In making the Rural Housing Service self-funding, Congress estimated the agency could guarantee $24 billion of single-family loans under the new premium structure — a huge jump in exposure from two years ago, when it backed just $6.9 billion.
RHS administrator Tammye Trevino is still waiting for Congress to set its authority for fiscal 2011, which started Oct. 1.
But Congress no longer has to appropriate actual funds to subsidize the RHS guarantee program. And lenders can still originate RHS loans when the congressional budget process is tied up in knots.
"It helps to have a budget-neutral program now," Trevino said in an interview with National Mortgage News. But she seemed concerned the RHS was growing too big, too fast.
Trevino said in the interview that the RHS has insufficient resources to monitor its loan portfolio.
In addition, the agency has been under pressure to loosen its underwriting standards, but Trevino said she does not want to move in that direction.
"We believe we have a product that works," she said.
RHS officials still check every appraisal before the government guarantee kicks in.
"We review every loan, and it limits the capacity of the program given its resources and personnel," Trevino said.
The RHS single-family program's foreclosure rate had crept up to 2.55% at Sept. 30, from 1.72% at the end of fiscal 2009.
"We might get a little bit tighter" when it comes to indemnification, the RHS administrator said. "It will put the burden on making good loans on the originator."
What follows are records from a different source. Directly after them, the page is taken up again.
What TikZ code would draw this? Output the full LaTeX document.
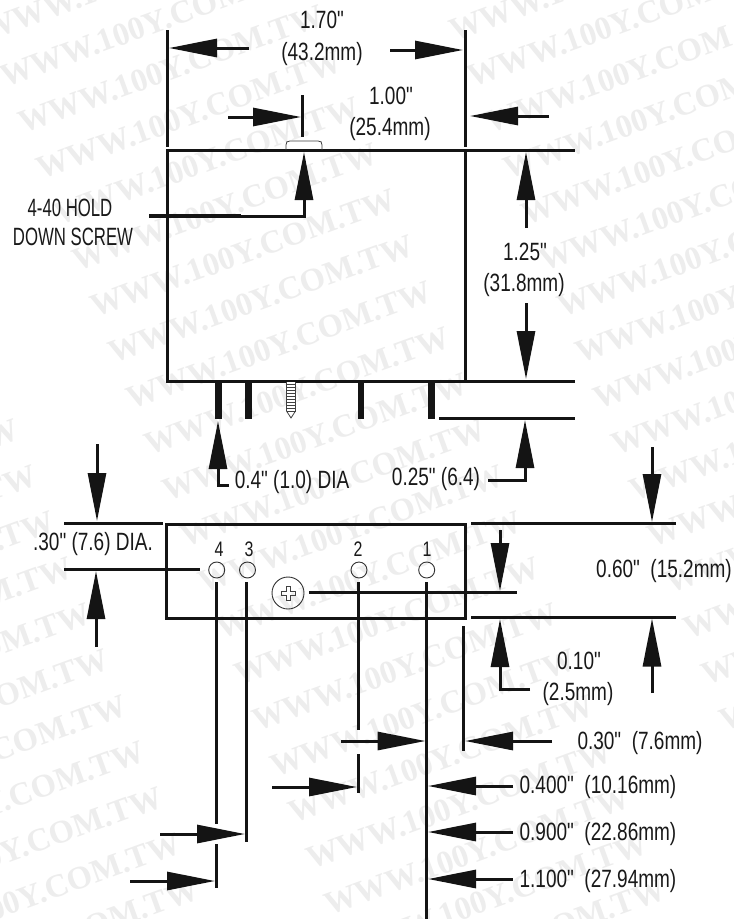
\documentclass[tikz,border=0pt]{standalone}
\usepackage{fontspec}
\usetikzlibrary{arrows.meta}
\newfontfamily\narrowface[FakeStretch=0.76]{Liberation Sans}
\newfontfamily\capsface[FakeStretch=0.67]{Liberation Sans}
\newfontfamily\markface{Liberation Serif Bold}
\tikzset{
  lab/.style={inner sep=0pt,text=black!90,font=\narrowface\fontsize{25}{25}\selectfont},
  capslab/.style={lab,font=\capsface\fontsize{25}{25}\selectfont},
  digitlab/.style={lab,font=\narrowface\fontsize{21}{21}\selectfont},
  outline/.style={line width=3pt,black!92,line cap=butt},
  extline/.style={line width=3pt,black!92},
  dimline/.style={line width=3pt,black!92,-{Triangle[length=48pt,width=18pt,sep=0pt]}},
  thinline/.style={line width=0.8pt,black!75},
  ringnode/.style={circle,draw,black!80,line width=0.9pt,inner sep=0pt},
  pinbar/.style={line width=7pt,black!92},
  wm/.style={inner sep=0pt,rotate=20,text=black!7,font=\markface\fontsize{32.5}{32.5}\selectfont}
}
\begin{document}
\begin{tikzpicture}[x=1pt,y=-1pt]
\useasboundingbox (0,0) rectangle (734,919);
\fill[white] (0,0) rectangle (734,919);
% watermark
\begin{scope}
\clip (0,0) rectangle (734,919);
\foreach \j in {-1,0,1}{
  \foreach \i in {-4,...,20}{
    \pgfmathsetmacro{\cx}{171+18*\i+467*\j}
    \pgfmathsetmacro{\cy}{69+46*\i}
    \pgfmathtruncatemacro{\inpage}{(\cx>-160 && \cx<895 && \cy>-60 && \cy<980) ? 1 : 0}
    \ifnum\inpage=1
      \node[wm] (w\i x\j) at (\cx,\cy) {WWW.100Y.COM.TW};
    \fi
  }
}
\end{scope}
% top view box
\draw[outline] (167,150) rectangle (465,381);
\coordinate (topL) at (167,30);
\coordinate (topLb) at (167,147);
\coordinate (topR) at (465,30);
\coordinate (topRb) at (465,147);
\draw[extline] (topL) -- (topLb);
\draw[extline] (topR) -- (topRb);
% pins
\draw[pinbar] (218,381) -- (218,419);
\draw[pinbar] (248,381) -- (248,419);
\draw[pinbar,line width=6pt] (361,381) -- (361,419);
\draw[pinbar] (431,381) -- (431,419);
% screw (bottom)
\draw[thinline,fill=white] (286.5,382) -- (286.5,411) -- (291,418) -- (295.5,411) -- (295.5,382);
\foreach \yy in {384,387,...,411}{\draw[thinline] (286.5,\yy) -- (295.5,\yy);}
% screw head
\draw[thinline] (286,150) -- (286,145) .. controls (286,142) and (287,141) .. (290,141) -- (318,141) .. controls (321,141) and (322,142) .. (322,145) -- (322,150);
% extension lines top
\draw[extline] (467,150) -- (575,150);
\draw[extline] (467,381) -- (575,381);
\draw[extline] (439,418) -- (575,418);
\draw[extline] (302,95) -- (302,137);
% 1.70 arrows
\draw[dimline] (249,48) -- (169,48);
\draw[dimline] (390,50) -- (463,50);
% 1.00 arrows
\draw[dimline] (228,117) -- (301,117);
\draw[dimline] (549,116) -- (470,116);
% hold-down leader
\draw[dimline] (149,216) -- (304,216) -- (304,152);
\draw[line width=4.5pt,black!92] (149,216) -- (241,216);
% 1.25
\draw[dimline] (526,228) -- (526,152);
\draw[dimline] (526,303) -- (526,379);
% 0.4 dia
\draw[dimline] (229,485) -- (218,485) -- (218,421);
% 0.25
\draw[dimline] (488,480) -- (525,480) -- (525,420);
% bottom view box
\draw[outline] (166,524) rectangle (465,618);
\draw[extline] (64,523.5) -- (163,523.5);
\draw[extline] (64,569) -- (200,569);
\draw[dimline] (97,444) -- (97,521);
\draw[dimline] (96,647) -- (96,571);
% terminals
\node[ringnode,minimum size=16pt] (c4) at (216.7,570) {};
\node[ringnode,minimum size=16pt] (c3) at (247.5,570) {};
\node[ringnode,minimum size=16pt] (c2) at (359,570) {};
\node[ringnode,minimum size=16pt] (c1) at (426.7,570) {};
% screw front
\node[ringnode,minimum size=32pt] (sc) at (288,593) {};
\draw[thinline] (286,586) -- (290,586) -- (290,591) -- (295,591) -- (295,595) -- (290,595) -- (290,600) -- (286,600) -- (286,595) -- (281,595) -- (281,591) -- (286,591) -- cycle;
\draw[extline] (309,592) -- (517,592);
% pin drop lines
\draw[extline] (216.5,582) -- (216.5,824);
\draw[extline] (216.5,844) -- (216.5,888);
\draw[extline] (246,582) -- (246,842);
\draw[extline] (358,582) -- (358,730);
\draw[extline] (358,754) -- (358,793);
\draw[extline] (426.7,582) -- (426.7,919);
\draw[extline] (463,626) -- (463,751);
% right ext lines
\draw[extline] (471,523) -- (676,523);
\draw[extline] (471,617) -- (676,617);
\draw[dimline] (652,447) -- (652,522);
\draw[dimline] (652,693) -- (652,618.5);
\draw[dimline] (500,530) -- (500,591);
\draw[dimline] (530,689) -- (500,689) -- (500,619);
% horizontal dims
\draw[dimline] (341,741) -- (425.5,741);
\draw[dimline] (552,741) -- (465,741);
\draw[dimline] (272,787) -- (357,787);
\draw[dimline] (513,786) -- (428,786);
\draw[dimline] (513,832) -- (428,832);
\draw[dimline] (513,879) -- (428,879);
\draw[dimline] (160,834) -- (245,834);
\draw[dimline] (130,881) -- (215,881);
% labels
\node[lab] (t1) at (322,20) {1.70"};
\node[lab] (t2) at (322,54) {(43.2mm)};
\node[lab] (t3) at (391,96) {1.00"};
\node[lab] (t4) at (390,129) {(25.4mm)};
\node[capslab] (t5) at (70,208) {4-40 HOLD};
\node[capslab] (t6) at (73,237) {DOWN SCREW};
\node[lab] (t7) at (525,252) {1.25"};
\node[lab] (t8) at (524,285) {(31.8mm)};
\node[lab] (t9) at (292,482) {0.4" (1.0) DIA};
\node[lab] (t10) at (436,479) {0.25" (6.4)};
\node[lab] (t11) at (93,544) {.30" (7.6) DIA.};
\node[digitlab] (n4) at (219,549) {4};
\node[digitlab] (n3) at (249,549) {3};
\node[digitlab] (n2) at (358,549) {2};
\node[digitlab] (n1) at (427,549) {1};
\node[lab] (t12) at (664,571) {0.60"\ \ (15.2mm)};
\node[lab] (t13) at (579,661) {0.10"};
\node[lab] (t14) at (578,694) {(2.5mm)};
\node[lab] (t15) at (640,743) {0.30"\ \ (7.6mm)};
\node[lab] (t16) at (598,787) {0.400"\ \ (10.16mm)};
\node[lab] (t17) at (598,834) {0.900"\ \ (22.86mm)};
\node[lab] (t18) at (598,881) {1.100"\ \ (27.94mm)};
\end{tikzpicture}
\end{document}
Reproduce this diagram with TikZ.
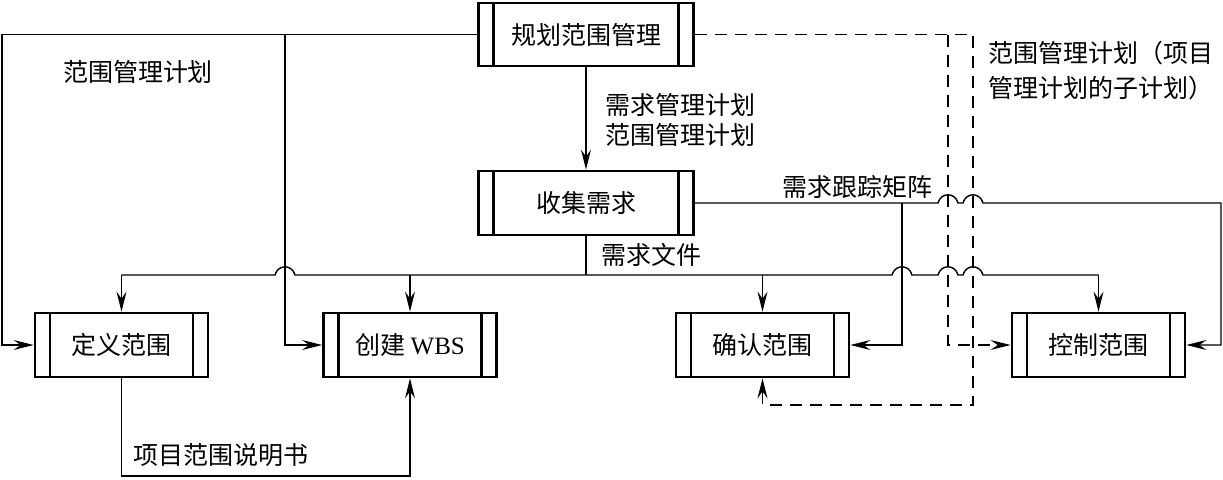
\documentclass[tikz,border=0pt]{standalone}
\usepackage{fontspec}
\setmainfont{Liberation Serif}
\newfontfamily\cjk{Noto Sans CJK SC}
\usetikzlibrary{arrows.meta}
\begin{document}
\begin{tikzpicture}[x=0.5pt,y=-0.5pt,
  box/.style={draw, line width=1.4pt, rectangle, minimum width=86.5pt, minimum height=32pt, inner sep=0pt,
    font=\cjk\fontsize{12.5}{15}\selectfont,
    path picture={
      \draw[line width=1.1pt] ([xshift=7.5pt]path picture bounding box.north west) -- ([xshift=7.5pt]path picture bounding box.south west);
      \draw[line width=1.1pt] ([xshift=-7.5pt]path picture bounding box.north east) -- ([xshift=-7.5pt]path picture bounding box.south east);}},
  lbl/.style={font=\cjk\fontsize{12.5}{15}\selectfont, inner sep=0pt},
  conn/.style={line width=0.7pt},
  dsh/.style={line width=0.75pt, dash pattern=on 6pt off 4pt},
  arr/.style={-{Stealth[length=10pt,width=5pt,inset=3.5pt]}},
  jump/.style={insert path={-- ([xshift=-5pt]#1) .. controls ([xshift=-3.5pt,yshift=5.5pt]#1) and ([xshift=3.5pt,yshift=5.5pt]#1) .. ([xshift=5pt]#1)}}
]
\useasboundingbox (0,0) rectangle (1223,479);

% boxes
\node[box, minimum width=107.5pt, minimum height=31.5pt] (plan) at (586,34.5) {规划范围管理};
\node[box, minimum width=107.5pt] (collect) at (586,203) {收集需求};
\node[box] (define) at (121.5,345) {定义范围};
\node[box] (wbs) at (410,345) {创建 {\rmfamily WBS}};
\node[box] (verify) at (762.5,345) {确认范围};
\node[box] (control) at (1098.5,345) {控制范围};

% helper coordinates
\coordinate (L1) at (2,34.5);
\coordinate (L2) at (285,34.5);
\coordinate (V) at (902,0);
\coordinate (D1) at (948,0);
\coordinate (D2) at (973,0);
\coordinate (R) at (1221,0);
\coordinate (yb) at (0,275);
\coordinate (ydash) at (0,405);
\coordinate (ybot) at (0,476);
\coordinate (J1) at (L2 |- yb);
\coordinate (J2) at (V |- yb);
\coordinate (J3) at (D1 |- yb);
\coordinate (J4) at (D2 |- yb);
\coordinate (K1) at (D1 |- collect.east);
\coordinate (K2) at (D2 |- collect.east);

% solid connectors
\draw[conn,arr] (plan.south) -- (collect.north);
\draw[conn,arr] (plan.west) -- (L1) -- (L1 |- define.west) -- (define.west);
\draw[conn,arr] (L2) -- (L2 |- wbs.west) -- (wbs.west);
\draw[conn] (collect.south) -- (collect.south |- yb);
\draw[conn] (define.north |- yb) [jump=J1] [jump=J2] [jump=J3] [jump=J4] -- (control.north |- yb);
\draw[conn,arr] (define.north |- yb) -- (define.north);
\draw[conn,arr] (wbs.north |- yb) -- (wbs.north);
\draw[conn,arr] (verify.north |- yb) -- (verify.north);
\draw[conn,arr] (control.north |- yb) -- (control.north);
\draw[conn,arr] (collect.east) [jump=K1] [jump=K2] -- (R |- collect.east) -- (R |- control.east) -- (control.east);
\draw[conn,arr] (V |- collect.east) -- (V |- verify.east) -- (verify.east);
\draw[conn,arr] (define.south) -- (define.south |- ybot) -- (wbs.south |- ybot) -- (wbs.south);

% dashed connectors
\draw[dsh,arr] (plan.east) -- (D2 |- plan.east) -- (D2 |- ydash) -- (verify.south |- ydash) -- (verify.south);
\draw[dsh,arr] (D1 |- plan.east) -- (D1 |- control.west) -- (control.west);

% labels
\node[lbl] (l1) at (138,72) {范围管理计划};
\node[lbl, align=left, anchor=west] (l2) at (605,120) {需求管理计划\\范围管理计划};
\node[lbl, align=left, anchor=west] (l3) at (988,70) {范围管理计划（项目\\[2.5pt]管理计划的子计划）};
\node[lbl] (l4) at (857,187) {需求跟踪矩阵};
\node[lbl] (l5) at (651,255) {需求文件};
\node[lbl, anchor=west] (l6) at (133,455) {项目范围说明书};
\end{tikzpicture}
\end{document}
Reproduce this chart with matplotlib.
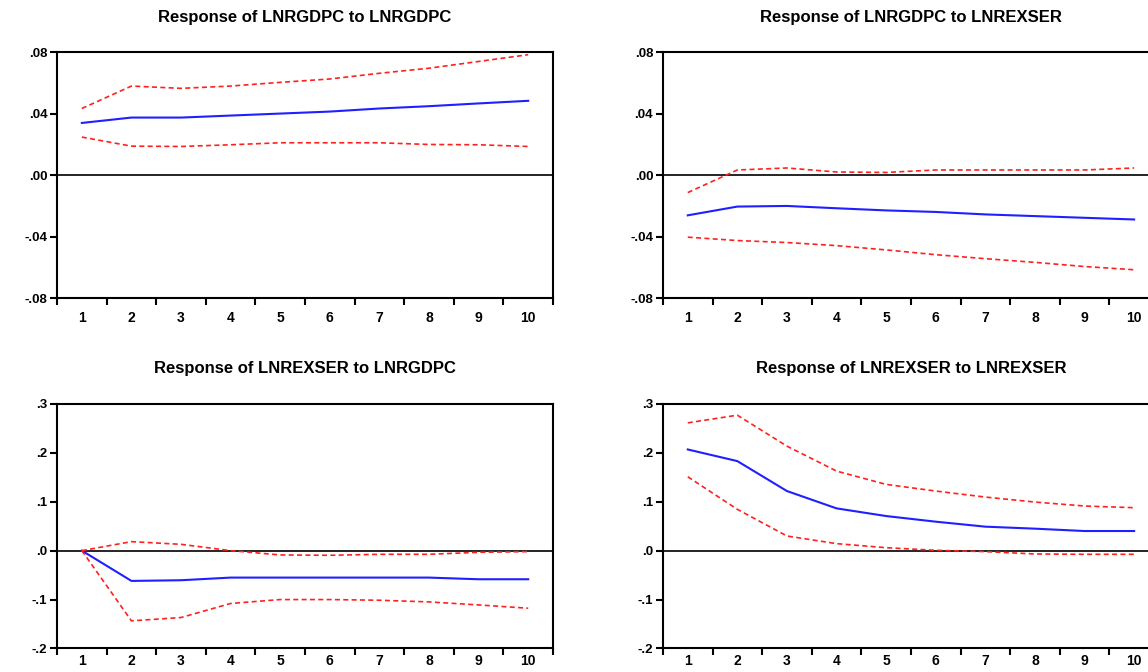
import numpy as np
import matplotlib.pyplot as plt

# impulse responses, periods 1..10
periods = np.arange(1, 11)

# Response of LNRGDPC to LNRGDPC
gdp_gdp = [0.0339, 0.0374, 0.0374, 0.0387, 0.0400, 0.0413, 0.0433, 0.0448, 0.0466, 0.0483]
gdp_gdp_hi = [0.0433, 0.0579, 0.0564, 0.0579, 0.0603, 0.0625, 0.0662, 0.0695, 0.0739, 0.0783]
gdp_gdp_lo = [0.0247, 0.0188, 0.0186, 0.0197, 0.0210, 0.0210, 0.0210, 0.0199, 0.0197, 0.0186]

# Response of LNRGDPC to LNREXSER
gdp_ex = [-0.0262, -0.0205, -0.0201, -0.0216, -0.0230, -0.0240, -0.0256, -0.0267, -0.0278, -0.0289]
gdp_ex_hi = [-0.0114, 0.0033, 0.0046, 0.0020, 0.0017, 0.0033, 0.0033, 0.0033, 0.0033, 0.0046]
gdp_ex_lo = [-0.0404, -0.0426, -0.0439, -0.0459, -0.0487, -0.0518, -0.0544, -0.0568, -0.0595, -0.0616]

# Response of LNREXSER to LNRGDPC
ex_gdp = [0.0, -0.0619, -0.0605, -0.0551, -0.0551, -0.0551, -0.0551, -0.0551, -0.0585, -0.0585]
ex_gdp_hi = [0.0, 0.0184, 0.0129, 0.0, -0.0088, -0.0095, -0.0075, -0.0075, -0.0034, -0.0020]
ex_gdp_lo = [0.0, -0.1435, -0.1367, -0.1080, -0.1000, -0.1000, -0.1014, -0.1048, -0.1110, -0.1177]

# Response of LNREXSER to LNREXSER
ex_ex = [0.2068, 0.1830, 0.1218, 0.0864, 0.0707, 0.0592, 0.0490, 0.0449, 0.0401, 0.0401]
ex_ex_hi = [0.2612, 0.2769, 0.2136, 0.1626, 0.1354, 0.1218, 0.1095, 0.0993, 0.0912, 0.0878]
ex_ex_lo = [0.1510, 0.0844, 0.0299, 0.0143, 0.0060, 0.0007, -0.0020, -0.0068, -0.0075, -0.0075]

titles = ["Response of LNRGDPC to LNRGDPC", "Response of LNRGDPC to LNREXSER",
          "Response of LNREXSER to LNRGDPC", "Response of LNREXSER to LNREXSER"]
top_ticks = [-0.08, -0.04, 0.0, 0.04, 0.08]
top_labels = ["-.08", "-.04", ".00", ".04", ".08"]
bot_ticks = [-0.2, -0.1, 0.0, 0.1, 0.2, 0.3]
bot_labels = ["-.2", "-.1", ".0", ".1", ".2", ".3"]

plt.rcParams['font.family'] = ['Liberation Sans', 'DejaVu Sans']
plt.rcParams['font.weight'] = 'bold'

fig = plt.figure(figsize=(11.48, 6.72), dpi=100)

panels = [
    ([0.0497, 0.5565, 0.432, 0.366], gdp_gdp, gdp_gdp_hi, gdp_gdp_lo, top_ticks, top_labels, (-0.08, 0.08), 9),
    ([0.5775, 0.5565, 0.432, 0.366], gdp_ex, gdp_ex_hi, gdp_ex_lo, top_ticks, top_labels, (-0.08, 0.08), 9),
    ([0.0497, 0.0350, 0.432, 0.3640], ex_gdp, ex_gdp_hi, ex_gdp_lo, bot_ticks, bot_labels, (-0.2, 0.3), 4),
    ([0.5775, 0.0350, 0.432, 0.3640], ex_ex, ex_ex_hi, ex_ex_lo, bot_ticks, bot_labels, (-0.2, 0.3), 4),
]

for i, (rect, mid, hi, lo, yt, yl, ylim, xpad) in enumerate(panels):
    ax = fig.add_axes(rect)
    ax.axhline(0, color='black', lw=1.2)
    ax.plot(periods, mid, color='#1f1fff', lw=1.5)
    ax.plot(periods, hi, color='#ff2020', lw=1.2, ls=(0, (3, 2)))
    ax.plot(periods, lo, color='#ff2020', lw=1.2, ls=(0, (3, 2)))
    ax.set_xlim(0.5, 10.5)
    ax.set_ylim(*ylim)
    ax.set_yticks(yt)
    ax.set_yticklabels(yl)
    ax.set_xticks(periods)
    ax.set_xticks(np.arange(0.5, 11, 1), minor=True)
    ax.tick_params(axis='x', which='major', length=0, pad=xpad, labelsize=10)
    ax.tick_params(axis='x', which='minor', length=5, width=1.5, direction='out')
    ax.tick_params(axis='y', length=5, width=1.5, direction='out', pad=2, labelsize=9.5)
    for s in ax.spines.values():
        s.set_linewidth(1.5)
    ax.set_title(titles[i], fontsize=12, fontweight='bold', pad=22)

plt.savefig('out.png', dpi=100)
The RHS issued a proposed rule in May, and it plans to publish a final indemnification rule in February. Under the rule, agency officials will review all single-family guaranteed loans that go into loss mitigation.
"We will go back and do another review on whoever originated that loan," Trevino said.
The RHS has always reviewed claims submitted by servicers, according to one RHS lender/servicer.
"If you make a mistake, you pay for it. They will reduce your loss claim," the lender said.
Meanwhile, the RHS program's originations have doubled since fiscal 2008 because of the American Recovery and Reinvestment Act of 2009 and the RHS self-funding bill that President Obama signed in July.
The Rural Housing Service guaranteed $16.8 billion in single-family loans in fiscal 2010, topping the previous year's record by $700 million. The stimulus bill boosted RHS guarantee authority by $10 billion in fiscal 2009.
The agency entered fiscal 2010 with $12 billion in guarantee authority thanks to Congress, plus $1.1 billion carried over from the stimulus bill.
But lenders quickly ran through the $13.1 billion. By April Congress was considering a bill (HR 4899) to make the RHS loan guarantee program self-funding.
Unfortunately, the RHS provision got tangled in an emergency supplemental appropriations bill that Senate Republicans filibustered for several months. The emergency bill wasn't passed until late July.
This forced lenders to rely on conditional loan commitments (instead of a full guarantee) until mid-September, when the RHS was able to update its information systems to accommodate the new premium structure.
Under HR 4899, the Department of Agriculture can increase the RHS up-front premium to 3.5% for homebuyers and 2.25% for refinancings to make the program self-funding.
The RHS is now charging homebuyers a 3.5% up-front premium and a 1% up-front premium on refinancings. The legislation also authorizes the agency to charge an annual premium of up to 0.5%. The agency plans to implement the annual fee in 2012.
"At that time, the up-front fees are likely to be revised," Trevino said. Despite the availability of conditional commitments, RHS lending slowed during second half of fiscal 2010, which ended Sept. 30.
From May through September, lenders originated $3.75 billion in RHS loans, compared with $13 billion in the first seven months of fiscal 2010.
Officials at the agency are hoping to guarantee another $16.7 billion in single-family loans in fiscal 2011.